EXERCISE TASK — From the first line of the listing below to the line with "(-6.444,-8.081) rectangle (12.077,5.919);", print each line exactly, and nothing more. Leave out the pictures.
>> BEGIN
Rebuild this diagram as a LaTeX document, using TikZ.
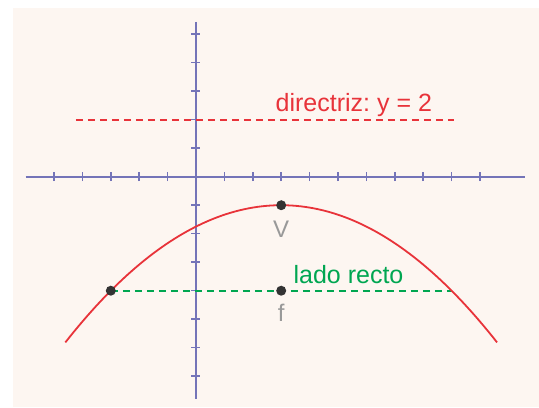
\documentclass[tikz,border=0pt]{standalone}
\usepackage{fontspec}
\setmainfont{Liberation Sans}
\usetikzlibrary{positioning}
\definecolor{papel}{HTML}{FDF6F1}
\definecolor{ejes}{RGB}{116,116,184}
\definecolor{rojo}{HTML}{E8333A}
\definecolor{verde}{HTML}{00A651}
\definecolor{punto}{HTML}{333333}
\definecolor{gris}{HTML}{999999}
\tikzset{
  eje/.style={ejes, line width=2.2bp},
  marca/.style={ejes, line width=1.5bp},
  guion/.style={line width=1.8bp, dash pattern=on 7bp off 5bp},
  pto/.style={circle, fill=punto, inner sep=0pt, minimum size=10bp},
  etiq/.style={gris, font=\fontsize{24bp}{28bp}\selectfont, anchor=base, inner sep=0pt},
  texto/.style={font=\fontsize{25bp}{30bp}\selectfont, anchor=base west, inner sep=0pt}
}
\frenchspacing
\begin{document}
\begin{tikzpicture}[x=28.4bp,y=28.5bp]

\useasboundingbox (-6.901,-8.081) rectangle (12.077,6.2);
\fill[papel] (-6.444,-8.081) rectangle (12.077,5.919);

% ejes
\draw[eje] (-6,0)--(11.6,0);
\draw[eje] (0,5.43)--(0,-7.8);
\foreach \i in {-5,...,-1,1,2,...,10}
  \draw[marca] (\i,0)++(0,-4.5bp)--++(0,9bp);
\foreach \j in {-7,...,-1,1,2,...,5}
  \draw[marca] (0,\j)++(-4.5bp,0)--++(9bp,0);

\coordinate (D1) at (-4.23,2);
\coordinate (D2) at (9.1,2);
\coordinate (V) at (3,-1);
\coordinate (F) at (3,-4);
\coordinate (L) at (-3,-4);
\coordinate (R) at (9,-4);

% directriz
\draw[guion, rojo] (D1)--(D2);
\node[texto, rojo] (dir) at (2.8,2.28) {directriz: y = 2};

% lado recto
\draw[guion, verde] (L)--(R);
\node[texto, verde] (lado) at (3.43,-3.74) {lado recto};

% parabola
\draw[rojo, line width=1.8bp] plot[domain=-4.6:10.6, samples=100] (\x,{-1-(\x-3)^2/12});

\node[pto] (ptV) at (V) {};
\node[pto] (ptF) at (F) {};
\node[pto] (ptL) at (L) {};

\node[etiq] (labV) at (3,-2.13) {V};
\node[etiq] (labF) at (3,-5.09) {f};

\end{tikzpicture}
\end{document}
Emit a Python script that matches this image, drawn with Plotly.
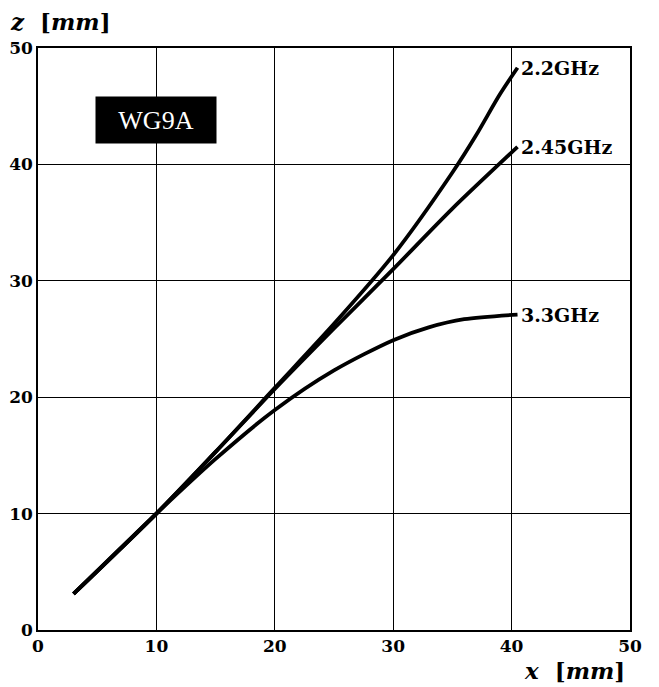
import plotly.graph_objects as go

# Data
x_22 = [3, 10, 15, 20, 25, 30, 35, 37, 39, 40.5]
z_22 = [3.1, 10, 15.3, 20.8, 26.3, 32.2, 39.3, 42.5, 46.0, 48.3]

x_245 = [3, 10, 15, 20, 25, 30, 35, 40.5]
z_245 = [3.1, 10, 15.3, 20.7, 25.9, 31.0, 36.2, 41.5]

x_33 = [3, 10, 15, 20, 25, 30, 33, 36, 40.5]
z_33 = [3.1, 10, 14.7, 18.9, 22.3, 24.9, 26.0, 26.7, 27.1]

series_names = ["2.2GHz", "2.45GHz", "3.3GHz"]
tick_vals = [0, 10, 20, 30, 40, 50]
tick_text = [str(v) for v in tick_vals]

serif = "DejaVu Serif, serif"
times = "Liberation Serif, Times New Roman, serif"

fig = go.Figure()
for xs, zs, nm in [(x_22, z_22, series_names[0]),
                   (x_245, z_245, series_names[1]),
                   (x_33, z_33, series_names[2])]:
    fig.add_trace(go.Scatter(x=xs, y=zs, mode="lines", name=nm,
                             line=dict(color="black", width=3.8, shape="spline", smoothing=0.8),
                             showlegend=False))
    fig.add_annotation(x=40.6, y=zs[-1], xref="x", yref="y", text="<b>" + nm + "</b>",
                       showarrow=False, xanchor="left", yanchor="middle",
                       font=dict(family=serif, size=19, color="black"))

fig.add_annotation(x=10, y=43.85, xref="x", yref="y", text="WG9A", showarrow=False,
                   bgcolor="black", font=dict(family=times, size=26, color="white"),
                   borderpad=8, width=104, height=30)

fig.add_annotation(x=0, y=1, xref="paper", yref="paper", text="<b><i>z</i>  [<i>mm</i>]</b>",
                   showarrow=False, xanchor="left", yanchor="bottom", xshift=-30, yshift=11,
                   font=dict(family=serif, size=23, color="black"))
fig.add_annotation(x=1, y=0, xref="paper", yref="paper", text="<b><i>x</i>  [<i>mm</i>]</b>",
                   showarrow=False, xanchor="right", yanchor="top", xshift=-3, yshift=-25,
                   font=dict(family=serif, size=23, color="black"))

axis_common = dict(range=[0, 50], tickvals=tick_vals, ticktext=tick_text, showgrid=True,
                   gridcolor="black", gridwidth=1.3, zeroline=False, showline=True,
                   linecolor="black", linewidth=1.6, mirror=True, ticks="", automargin=False,
                   tickfont=dict(family=serif, size=17, color="black", weight="bold"))

fig.update_xaxes(**axis_common)
fig.update_yaxes(**axis_common, ticklabelstandoff=0)

# The page adds an 8px body margin, so the figure is sized to fit the window from there
fig.update_layout(width=651, height=679, plot_bgcolor="white", paper_bgcolor="white",
                  margin=dict(l=30, r=29, t=40, b=57))

fig.write_html("out.html")
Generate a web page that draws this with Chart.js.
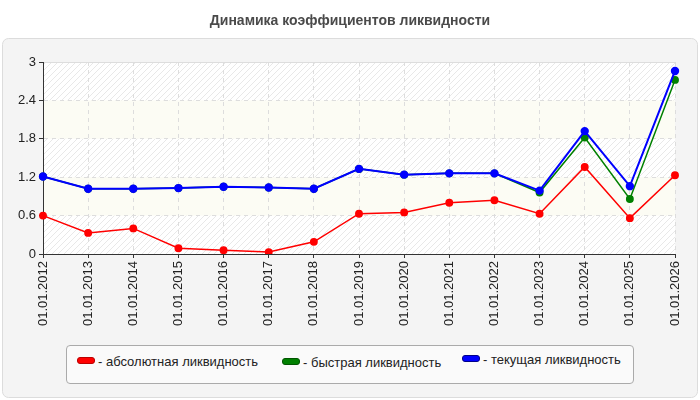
<!DOCTYPE html>
<html>
<head>
<meta charset="utf-8">
<script src="https://cdn.jsdelivr.net/npm/chart.js@4"></script>
<style>
    body { margin: 0; background: #fff; font-family: "Liberation Sans", Arial, sans-serif; }
    #wrap { position: relative; width: 700px; height: 400px; }
    #title {
        position: absolute; left: 0; top: 12px; width: 700px;
        text-align: center; font-weight: bold; font-size: 14px; color: #4a4a4a;
    }
    #legend {
        position: absolute; left: 66px; top: 345px; width: 566px; height: 37px;
        border: 1px solid #aaa; border-radius: 4px; background: #fafafa;
    }
    .item { position: absolute; font-size: 13px; color: #222; white-space: nowrap; }
    .swatch {
        display: inline-block; width: 16px; height: 5px; border-radius: 3px;
        margin-right: 3px; vertical-align: 2px;
    }
</style>
</head>
<body>
<div id="wrap">
    <canvas id="liquidityChart"></canvas>
    <div id="title">Динамика коэффициентов ликвидности</div>
    <div id="legend"></div>
</div>
<script>
const dates = ['01.01.2012', '01.01.2013', '01.01.2014', '01.01.2015', '01.01.2016',
    '01.01.2017', '01.01.2018', '01.01.2019', '01.01.2020', '01.01.2021',
    '01.01.2022', '01.01.2023', '01.01.2024', '01.01.2025', '01.01.2026'];
const absoluteRatio = [0.60, 0.33, 0.40, 0.09, 0.06, 0.03, 0.19, 0.63, 0.65, 0.80, 0.84, 0.63, 1.36, 0.56, 1.23];
const quickRatio = [1.21, 1.02, 1.02, 1.03, 1.05, 1.04, 1.02, 1.33, 1.24, 1.26, 1.26, 0.96, 1.82, 0.86, 2.72];
const currentRatio = [1.21, 1.02, 1.02, 1.03, 1.05, 1.04, 1.02, 1.33, 1.24, 1.26, 1.26, 0.99, 1.92, 1.06, 2.86];
const yTicks = [0, 0.6, 1.2, 1.8, 2.4, 3];
const seriesNames = ['- абсолютная ликвидность', '- быстрая ликвидность', '- текущая ликвидность'];

const FONT = '"Liberation Sans", Arial, sans-serif';

// Legend (html)
const legendPos = [[10, 8, '#ff0000', '#b00'], [215, 9, '#008000', '#050'], [395, 6, '#0000ff', '#008']];
seriesNames.forEach((name, i) => {
    const p = legendPos[i];
    const el = document.createElement('div');
    el.className = 'item';
    el.style.left = p[0] + 'px';
    el.style.top = p[1] + 'px';
    el.innerHTML = `<span class="swatch" style="background:${p[2]};border:1px solid ${p[3]}"></span>${name}`;
    document.getElementById('legend').appendChild(el);
});

// Hatched pattern for plot area
function makeHatch() {
    const c = document.createElement('canvas');
    c.width = 6; c.height = 6;
    const g = c.getContext('2d');
    g.fillStyle = '#ffffff';
    g.fillRect(0, 0, 6, 6);
    g.strokeStyle = '#e8e8e8';
    g.lineWidth = 1;
    g.beginPath();
    g.moveTo(0, 6); g.lineTo(6, 0);
    g.moveTo(-3, 3); g.lineTo(3, -3);
    g.moveTo(3, 9); g.lineTo(9, 3);
    g.stroke();
    return c;
}

const backgroundPlugin = {
    id: 'panelBackground',
    beforeDraw(chart) {
        const ctx = chart.ctx;
        const area = chart.chartArea;
        const y = chart.scales.y;
        ctx.save();
        // outer panel
        ctx.fillStyle = '#f4f4f4';
        ctx.strokeStyle = '#dcdcdc';
        ctx.lineWidth = 1;
        ctx.beginPath();
        ctx.roundRect(2.5, 38.5, 695, 359, 6);
        ctx.fill();
        ctx.stroke();
        // plot area
        ctx.fillStyle = ctx.createPattern(makeHatch(), 'repeat');
        ctx.fillRect(area.left, area.top, area.right - area.left, area.bottom - area.top);
        ctx.fillStyle = '#fcfcf4';
        [[0.6, 1.2], [1.8, 2.4]].forEach(b => {
            const top = y.getPixelForValue(b[1]);
            const bottom = y.getPixelForValue(b[0]);
            ctx.fillRect(area.left, top, area.right - area.left, bottom - top);
        });
        ctx.strokeStyle = '#dddddd';
        ctx.beginPath();
        ctx.moveTo(area.left, area.top + 0.5);
        ctx.lineTo(area.right, area.top + 0.5);
        ctx.stroke();
        ctx.restore();
    }
};

const ctx = document.getElementById('liquidityChart').getContext('2d');
window.liquidityChart = new Chart(ctx, {
    type: 'line',
    data: {
        labels: dates,
        datasets: [{
            label: seriesNames[0],
            data: absoluteRatio,
            borderColor: '#ff0000',
            backgroundColor: '#ff0000',
            borderWidth: 1.5,
            pointRadius: 3.2,
            order: 2
        }, {
            label: seriesNames[1],
            data: quickRatio,
            borderColor: '#008000',
            backgroundColor: '#008000',
            borderWidth: 1.5,
            pointRadius: 3.2,
            order: 1
        }, {
            label: seriesNames[2],
            data: currentRatio,
            borderColor: '#0000ff',
            backgroundColor: '#0000ff',
            borderWidth: 2,
            pointRadius: 3.2,
            order: 0
        }]
    },
    options: {
        responsive: true,
        maintainAspectRatio: false,
        animation: false,
        layout: {
            padding: { left: 0, top: 62, right: 25, bottom: 66 }
        },
        plugins: {
            legend: { display: false },
            title: { display: false },
            tooltip: { enabled: false }
        },
        scales: {
            x: {
                offset: false,
                afterFit: scale => { scale.height = 80; },
                grid: {
                    color: '#dddddd',
                    tickColor: '#333333',
                    tickLength: 4,
                    tickBorderDash: []
                },
                border: { display: true, color: '#333333', dash: [4, 4] },
                ticks: {
                    minRotation: 90,
                    maxRotation: 90,
                    autoSkip: false,
                    padding: 3,
                    color: '#222222',
                    font: { family: FONT, size: 13 }
                }
            },
            y: {
                min: 0,
                max: 3,
                afterFit: scale => { scale.width = 43; },
                afterBuildTicks: scale => {
                    scale.ticks = yTicks.map(v => ({ value: v }));
                },
                grid: {
                    color: '#dddddd',
                    tickColor: '#333333',
                    tickLength: 4,
                    tickBorderDash: []
                },
                border: { display: true, color: '#333333', dash: [4, 4] },
                ticks: {
                    padding: 3,
                    color: '#222222',
                    font: { family: FONT, size: 13 },
                    callback: v => String(+v.toFixed(1))
                }
            }
        }
    },
    plugins: [backgroundPlugin]
});
</script>
</body>
</html>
>> END
RESPONSE TO THE EXERCISE —
Rebuild this diagram as a LaTeX document, using TikZ.
\documentclass[tikz,border=0pt]{standalone}
\usepackage{fontspec}
\setmainfont{Liberation Sans}
\usetikzlibrary{positioning}
\definecolor{papel}{HTML}{FDF6F1}
\definecolor{ejes}{RGB}{116,116,184}
\definecolor{rojo}{HTML}{E8333A}
\definecolor{verde}{HTML}{00A651}
\definecolor{punto}{HTML}{333333}
\definecolor{gris}{HTML}{999999}
\tikzset{
  eje/.style={ejes, line width=2.2bp},
  marca/.style={ejes, line width=1.5bp},
  guion/.style={line width=1.8bp, dash pattern=on 7bp off 5bp},
  pto/.style={circle, fill=punto, inner sep=0pt, minimum size=10bp},
  etiq/.style={gris, font=\fontsize{24bp}{28bp}\selectfont, anchor=base, inner sep=0pt},
  texto/.style={font=\fontsize{25bp}{30bp}\selectfont, anchor=base west, inner sep=0pt}
}
\frenchspacing
\begin{document}
\begin{tikzpicture}[x=28.4bp,y=28.5bp]

\useasboundingbox (-6.901,-8.081) rectangle (12.077,6.2);
\fill[papel] (-6.444,-8.081) rectangle (12.077,5.919);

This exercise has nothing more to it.